Il serait intéressant de miser sur une plus grande collaboration ou un meilleur dialogue entre les régulateurs et l’industrie en général sur l’application des nouvelles exigences de la lutte contre le blanchiment d’argent et le financement du terrorisme. Autrement dit, ce qu’il faut c’est une approche pour aider l’opérateur, tout en répondant à l’esprit de la loi et adaptable au nouvel environnement complexe et délicat. C’est le juste équilibre entre les aspects commerciaux et réglementaires. 

Lors du précédent Budget, le gouvernement avait prévu un montant de plus de Rs 100 milliards pour le plan de relance de l’investissement et de l’économie. Un des aspects de ce plan concerne la consolidation du secteur des services financiers à Maurice. Un an après, quelle est votre analyse par rapport à cet objectif ? 

Nous avons effectivement assisté à l’introduction d’une série de mesures et d’initiatives en ce sens. Le champ d’application de nos règles de lutte contre le blanchiment d’argent et le financement du terrorisme a été élargi pour inclure des secteurs supplémentaires à risque. De même, les autorités déploient des efforts, avec les parties prenantes, pour répondre aux recommandations de la Financial Action Task Force (FATF) qui a valu une place à Maurice sur les différentes listes que nous connaissons. 

Un nouveau projet de loi, soit l’Anti-Money Laundering/Combatting the Financing of Terrorism (Miscellaneous Provisions) Bill, a été présenté, modifiant de nombreuses législations de manière significative pour rendre notre arsenal juridique plus apte à faire face aux nouveaux défis, entre autres.

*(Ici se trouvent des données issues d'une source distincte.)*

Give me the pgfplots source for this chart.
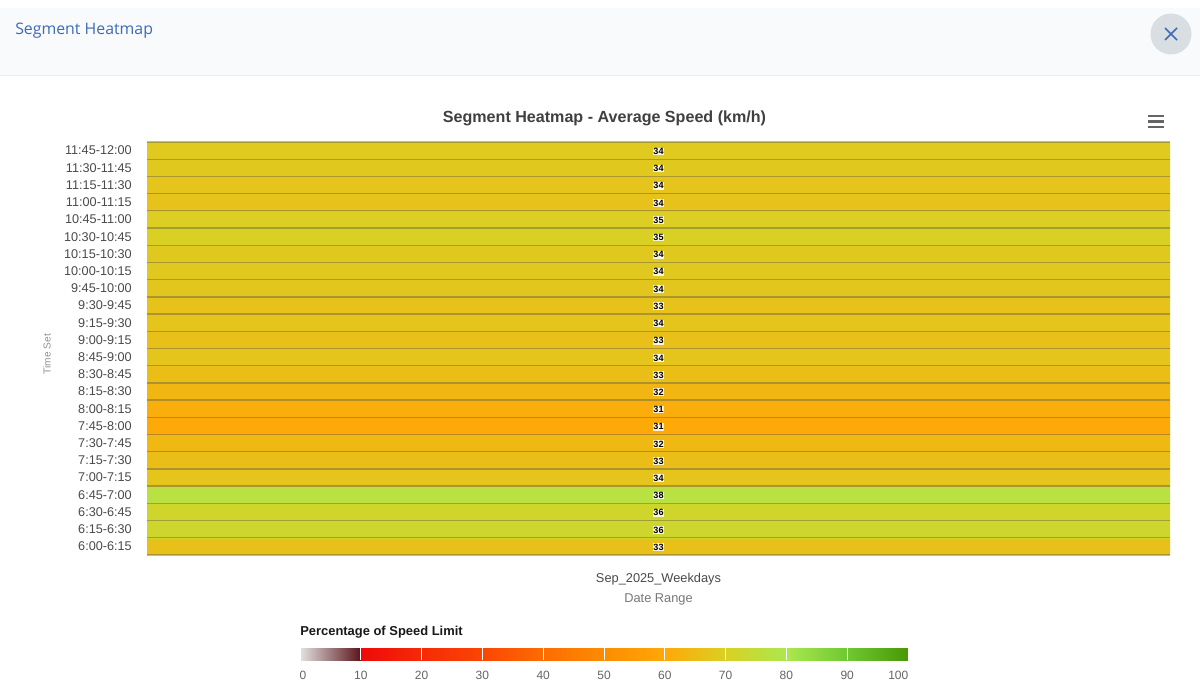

Maurice figure toujours sur la liste grise de la FATF et la liste noire de l’Union européenne. Nous avons été ajoutés à la liste des High-Risked Countries du Royaume-Uni. Ce serait utile de savoir si la bataille est la même pour quitter ces trois listes. 

Certains nouveaux secteurs sont désormais réglementés dans le cadre de la lutte contre le blanchiment d’argent et le financement du terrorisme. Cependant, aucun programme de sensibilisation majeur n’est organisé en parallèle pour des secteurs comme l’immobilier, la bijouterie, le gambling, les services funéraires et les ONG, entre autres. La sensibilisation entraîne une bonne compréhension. Or, le manque de compréhension aura certainement un impact sur la volonté et l’engagement des opérateurs dans la mise en œuvre. 

L’accès approprié à la propriété effective doit encore se matérialiser. Cette mesure est liée à la transparence, désormais considérée comme une pierre angulaire de la lutte contre le blanchiment d’argent et le financement du terrorisme. Cela, alors que l’identité réelle du bénéficiaire effectif des entités peut facilement être masquée à l’aide de structures complexes délibérées.  Il y a également le fait que les diversifications majeures du secteur ne se sont pas encore matérialisées. Nous n’avons pas encore vu certains produits innovants ou d’efforts dans cette direction, tels que la monnaie numérique de la Banque centrale ou encore l’Insurance Wrapper.

Ceci dit, il est clair que la pandémie a restreint le champ d’action et les résultats possibles. Nous devons néanmoins trouver notre chemin dans cette nouvelle normalité. 

" Les efforts devraient être dirigés vers la promotion de la compréhension entre les opérateurs "

Une des priorités du gouvernement était de continuer à s’assurer que la juridiction mauricienne est conforme aux normes et aux pratiques internationales recommandées. Le secteur peut-il se targuer d’avoir atteint cet objectif ? 

La juridiction a déployé des efforts louables pour harmoniser les normes locales avec celles pratiquées au niveau international. Cela concerne les initiatives juridiques, des mesures, des approches des régulateurs et l’élargissement de la portée des exigences locales de lutte contre le blanchiment d’argent et le financement du terrorisme. Le travail dans cette direction se poursuit. 

Néanmoins, en matière de mise en œuvre, les nouvelles normes locales doivent résister à l’épreuve du temps. Elles doivent donc encore faire leurs preuves, au bénéfice du secteur. Comme je l’ai dit, les efforts devraient être dirigés vers la promotion de la compréhension entre les opérateurs, en particulier les nouveaux comme les opérateurs immobiliers, les bijoutiers, les opérateurs de maisons de jeu et autres. 

Ce sont les secteurs nouvellement concernés. Il ne suffit pas d’imposer une série d’exigences nouvelles qui n’est pas accompagnée d’une éducation et de consultations. Cela favorisera une bonne compréhension et assurera éventuellement une bonne application, conformément à l’esprit de la loi. Ce sont les ingrédients importants pour le succès des nouvelles normes applicables et donc de l’alignement de Maurice sur les normes mondiales.